Em primeiro lugar é preciso ter bem presente que a formação é uma ATIVIDADE, não um objetivo ! E se é atividade, tem custos. Então, ou se faz para ter retorno ( investimento ), ou é despesa. E ninguém está interessado em engrossar as despesas, por mais sedutor que seja o nome que ostente.

Por outro lado, a formação é um atividade que SÓ resolve determinado tipo de problemas: os de competência ( ser capaz de fazer / mão na massa )! Daqui resultam duas implicações importantes.
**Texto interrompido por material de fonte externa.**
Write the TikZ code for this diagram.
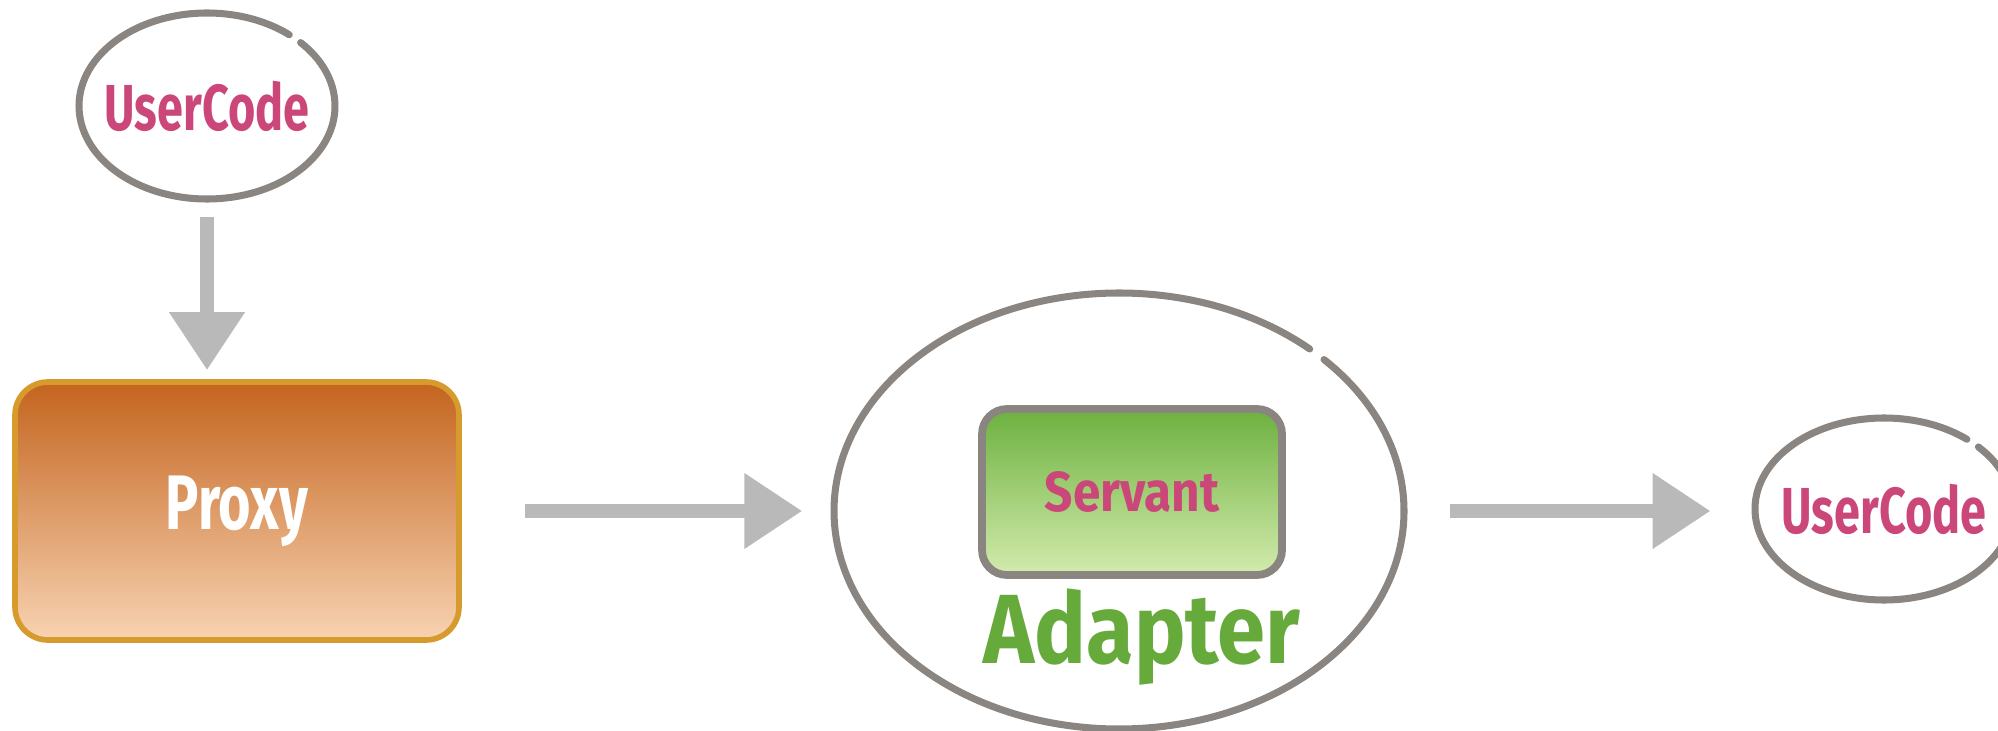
\documentclass[tikz,border=0pt]{standalone}
\usepackage{fontspec}
\usetikzlibrary{shapes.geometric,arrows.meta,calc}

\newfontfamily\handnarrow[FakeStretch=0.72]{Fira Sans}
\newfontfamily\handwide[FakeStretch=0.88]{Fira Sans}

\definecolor{rimgray}{HTML}{8A8580}
\definecolor{chalk}{HTML}{B9B9B9}
\definecolor{rose}{HTML}{CB4679}
\definecolor{leaf}{HTML}{66AA3C}
\definecolor{proxytop}{HTML}{C4641E}
\definecolor{proxybot}{HTML}{F8D3B2}
\definecolor{proxyrim}{HTML}{D69A2D}
\definecolor{servtop}{HTML}{6DB13F}
\definecolor{servbot}{HTML}{D3EBAD}

\tikzset{
  oval/.style={ellipse, inner sep=0pt, draw=none},
  rim/.style={draw=rimgray, line width=2pt, line cap=round},
  usertext/.style={text=rose, font=\handnarrow\bfseries\fontsize{18.5}{20}\selectfont},
  chalkarrow/.style={draw=chalk, line width=0.14cm,
    -{Triangle[length=0.58cm, width=0.72cm, fill=chalk]}},
}

\begin{document}
\begin{tikzpicture}
  \useasboundingbox (0,0) rectangle (19.98,7.30);

  % caller at the top
  \node[oval, minimum width=2.56cm, minimum height=1.86cm, usertext] (uc1) at (2.07,6.24) {UserCode};
  \draw[rim] ($(uc1.center)+(50:1.28cm and 0.93cm)$)
    arc[start angle=50, end angle=403, x radius=1.28cm, y radius=0.93cm];

  % proxy box
  \node[rounded corners=0.33cm, minimum width=4.44cm, minimum height=2.58cm,
        top color=proxytop, bottom color=proxybot, draw=proxyrim, line width=1.6pt,
        text=white, font=\handnarrow\bfseries\fontsize{22}{24}\selectfont] (proxy) at (2.37,2.19) {Proxy};

  % adapter holding the servant
  \node[oval, minimum width=5.70cm, minimum height=4.36cm] (adapter) at (11.19,2.19) {};
  \draw[rim] ($(adapter.center)+(48:2.85cm and 2.18cm)$)
    arc[start angle=48, end angle=404, x radius=2.85cm, y radius=2.18cm];

  \node[rounded corners=0.25cm, minimum width=3.00cm, minimum height=1.66cm,
        top color=servtop, bottom color=servbot, draw=rimgray, line width=2.2pt,
        text=rose, font=\handwide\bfseries\fontsize{16}{18}\selectfont] (servant) at (11.32,2.38) {Servant};

  \node[text=leaf, font=\handwide\bfseries\fontsize{28}{30}\selectfont, anchor=base] (adaptername) at (11.42,0.67) {Adapter};

  % callee on the right
  \node[oval, minimum width=2.58cm, minimum height=1.82cm, usertext] (uc2) at (18.84,2.21) {UserCode};
  \draw[rim] ($(uc2.center)+(50:1.29cm and 0.91cm)$)
    arc[start angle=50, end angle=403, x radius=1.29cm, y radius=0.91cm];

  % connectors
  \draw[chalkarrow, shorten <=0.17cm, shorten >=0.09cm] (uc1.south) -- (uc1.south |- proxy.north);
  \draw[chalkarrow, shorten <=0.63cm, shorten >=0.31cm] (proxy.east) -- (adapter.west);
  \draw[chalkarrow, shorten <=0.45cm, shorten >=0.28cm] (adapter.east) -- (uc2.west |- adapter.east);
\end{tikzpicture}
\end{document}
Que é essencial fazer-se um diagnóstico da organização e, nesse diagnóstico, necessariamente com o envolvimento de todos, detetar os problemas – raiz que importa atacar com atividades e só quando os problemas a atacar são de competência ( não são capazes de… ), então é que faz sentido desenhar a formação ! Não formação em…, mas formação para !

Na sequência deste itinerário não é difícil esperar que os efeitos, impactes e resultados gerados pela formação voltem à zona que lhes deu origem:

- o contexto de trabalho !

É assim que alguns aspetos normalmente esquecidos, por negligência, incompetência ou a mistura dos dois, ganham força de orientação de fundo:

deve a formação explicitar que problema da organização vai resolver;
deve a formação definir quais os impactes e onde se vão verificar no contexto de trabalho;
deve a formação estar desenhada a partir de objetivos corretamente definidos ( os participantes, no final, vão ser capazes de + verbo de ação );
deve definir-se um caderno de encargos para a pessoa que frequenta a formação, para que quando regressar à empresa responda a três exigências mínimas:
- passar à restante equipa ( da empresa ) o que aprendeu;

- disponibilizar toda a documentação e referências recolhidas;

- selecionar e apresentar à empresa um projeto de mudança que vai dinamizar no contexto de trabalho a partir do que aprendeu.

É este o alinhamento que permite a entrada da sustentação objetiva em detrimento das reflexões subjetivas…, por mais calorosas que sejam.